What's Up: Morocco, the only North African nation Standard & Poor's rates investment grade, is seizing on tumbling borrowing costs to sell its first 30-year bonds.
Morocco cashes in on its investment grade
Morocco, the only North African nation Standard & Poor's rates as investment grade, is seizing on tumbling borrowing costs to sell its first 30-year bonds.
The kingdom sold US$500 million of notes due 2042 yesterday, paying 290 basis points, or 2.9 percentage points, over US Treasuries, according to three people familiar with the deal who asked not to be identified because the details are private.
Morocco also sold $1 billion of 10-year notes at 275 basis points over Treasuries, implying a yield of 4.34 per cent.
The cost of borrowing abroad for Morocco, rated the lowest investment grade of Bbb minus by S&P, has declined after the IMF pledged a $6.2bn credit line in August and the country avoided the regime change that has unsettled neighbours Tunisia and Egypt.

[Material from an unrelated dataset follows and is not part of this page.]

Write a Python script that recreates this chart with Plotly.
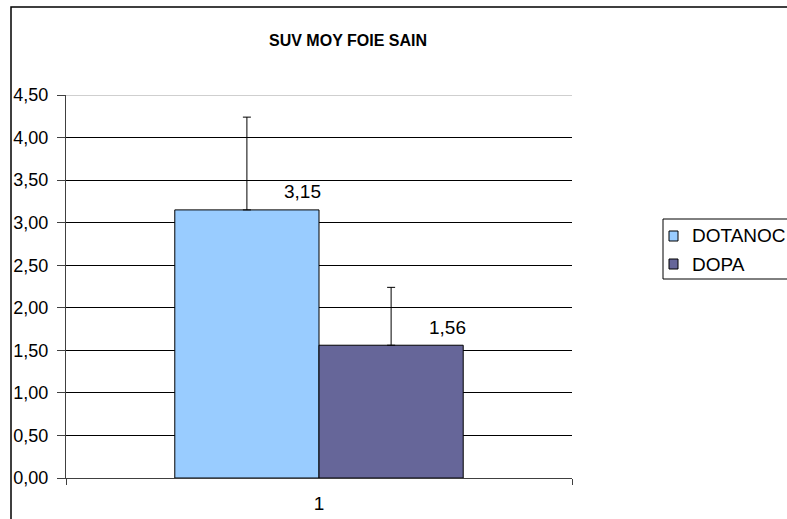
import plotly.graph_objects as go

# ---- data ----
categories = ["1"]
series_names = ["DOTANOC", "DOPA"]
means = [3.15, 1.56]
err_plus = [1.09, 0.68]
label_texts = ["3,15", "1,56"]
y_ticks = [0, 0.5, 1, 1.5, 2, 2.5, 3, 3.5, 4, 4.5]
colors = ["#99CCFF", "#666699"]

W, H = 787, 519
L, R, T, B = 66, 215, 95, 41
pw, ph = W - L - R, H - T - B

FONT = "Liberation Sans, Arial, sans-serif"
FS = 19

fig = go.Figure()
for name, m, e, c in zip(series_names, means, err_plus, colors):
    fig.add_trace(go.Bar(
        x=categories, y=[m], name=name,
        marker=dict(color=c, line=dict(color="black", width=1)),
        error_y=dict(type="data", symmetric=False, array=[e], arrayminus=[0],
                     color="black", thickness=1, width=4),
        showlegend=False, hoverinfo="skip",
    ))

# data labels (positioned at the category index, shifted beside each bar)
xshifts = [-17, 128]
cat_index = 0
for m, t, xs in zip(means, label_texts, xshifts):
    fig.add_annotation(x=cat_index, y=m, text=t, showarrow=False,
                       xref="x", yref="y", xshift=xs, yshift=18,
                       font=dict(family=FONT, size=FS, color="black"))

shapes = []
px = lambda v: (v - L) / pw
py = lambda v: (H - B - v) / ph
# outer chart border
shapes.append(dict(type="rect", xref="paper", yref="paper",
                   x0=px(11), x1=px(W + 20), y0=py(H + 20), y1=py(7),
                   line=dict(color="black", width=1.5), fillcolor="rgba(0,0,0,0)", layer="below"))
# top gridline gray
shapes.append(dict(type="line", xref="paper", yref="y", x0=0, x1=1, y0=y_ticks[-1], y1=y_ticks[-1],
                   line=dict(color="#A0A0A0", width=1)))
# manual legend box
shapes.append(dict(type="rect", xref="paper", yref="paper",
                   x0=px(663), x1=px(W + 20), y0=py(279), y1=py(219),
                   line=dict(color="black", width=1), fillcolor="white"))
leg_rows = [236, 264]
for c, yy, name in zip(colors, leg_rows, series_names):
    shapes.append(dict(type="rect", xref="paper", yref="paper",
                       x0=px(669), x1=px(678), y0=py(yy + 5), y1=py(yy - 5),
                       line=dict(color="black", width=1), fillcolor=c))
    fig.add_annotation(x=px(690), y=py(yy), xref="paper", yref="paper", text=name,
                       showarrow=False, xanchor="left", yanchor="middle",
                       font=dict(family=FONT, size=FS, color="black"))

fig.update_layout(
    template="none",
    width=W, height=H,
    margin=dict(l=L, r=R, t=T, b=B, autoexpand=False),
    paper_bgcolor="white", plot_bgcolor="white",
    separators=", ",
    barmode="group", bargap=0.43, bargroupgap=0,
    title=dict(text="<b>SUV MOY FOIE SAIN</b>", x=px(348), xanchor="center",
               y=1 - 40 / H, yanchor="middle", xref="paper",
               font=dict(family=FONT, size=16, color="black")),
    shapes=shapes,
    font=dict(family=FONT, color="black"),
    hovermode=False,
)
fig.update_yaxes(range=[0, 4.5], tickvals=y_ticks, tickformat=".2f", automargin=False,
                 showgrid=True, gridcolor="black", gridwidth=1,
                 showline=True, linecolor="#404040", linewidth=1,
                 ticks="outside", ticklen=8, tickcolor="#404040", tickwidth=1,
                 ticklabelstandoff=5,
                 tickfont=dict(family=FONT, size=18, color="black"), zeroline=False)
fig.update_xaxes(type="category", range=[-0.5, 0.5], automargin=False,
                 showline=True, linecolor="#404040", linewidth=1,
                 ticks="outside", tickson="boundaries", ticklen=6, tickcolor="#404040", tickwidth=1,
                 ticklabelstandoff=8, showgrid=False,
                 tickfont=dict(family=FONT, size=FS, color="black"))

fig.write_html("out.html", config={"displayModeBar": False},
               post_script="document.body.style.margin='0';")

Yields on euro-denominated bonds due 2020 sank to a record-low 4.37 per cent yesterday, bringing their drop this year to 151 basis points.
Middle Eastern debt yields have fallen 86 basis points this year to 4.05 per cent, according to the HSBC/Nasdaq Dubai Middle East Conventional Sovereign US Dollar Bond Index.
"The 30-year was a surprise," said Samir Gadio, an emerging- markets strategist at Standard Bank in London on Wednesday.
Idriss Azami Al Idrissi, Morocco's budget minister, did not answer calls made to his phone yesterday to confirm the sale.
The bond issue will help Morocco to finance a current account deficit that the IMF estimates will reach 7.6 per cent of economic output this year, the second-highest gap in North Africa after Egypt, rated five steps below Morocco by S&P.
While the budget deficit may narrow to 6.1 per cent of GDP this year, it will still be wider than the government's 5 per cent target, IMF data shows.
The Washington-based lender extended assistance to Morocco to shield its economy from a drop-off in export demand from Europe, its chief trading partner.
Growth in Morocco's economy may slow to 2.9 per cent this year, the weakest pace since 2007, according to the IMF.
The support of the IMF "was a turning point in terms of market sentiment, despite the weaker fundamentals," said Mr Gadio.
Morocco retained its investment-grade status throughout the unrest that has swept through parts of the Middle East, while S&P demoted Tunisia to junk in May, and has lowered Egypt four times to B, the fifth-highest non-investment grade rating, since the Arab Spring started at the end of 2010.
Morocco's economy may recover next year to expand 4.5 per cent, said Mr Al Idrissi.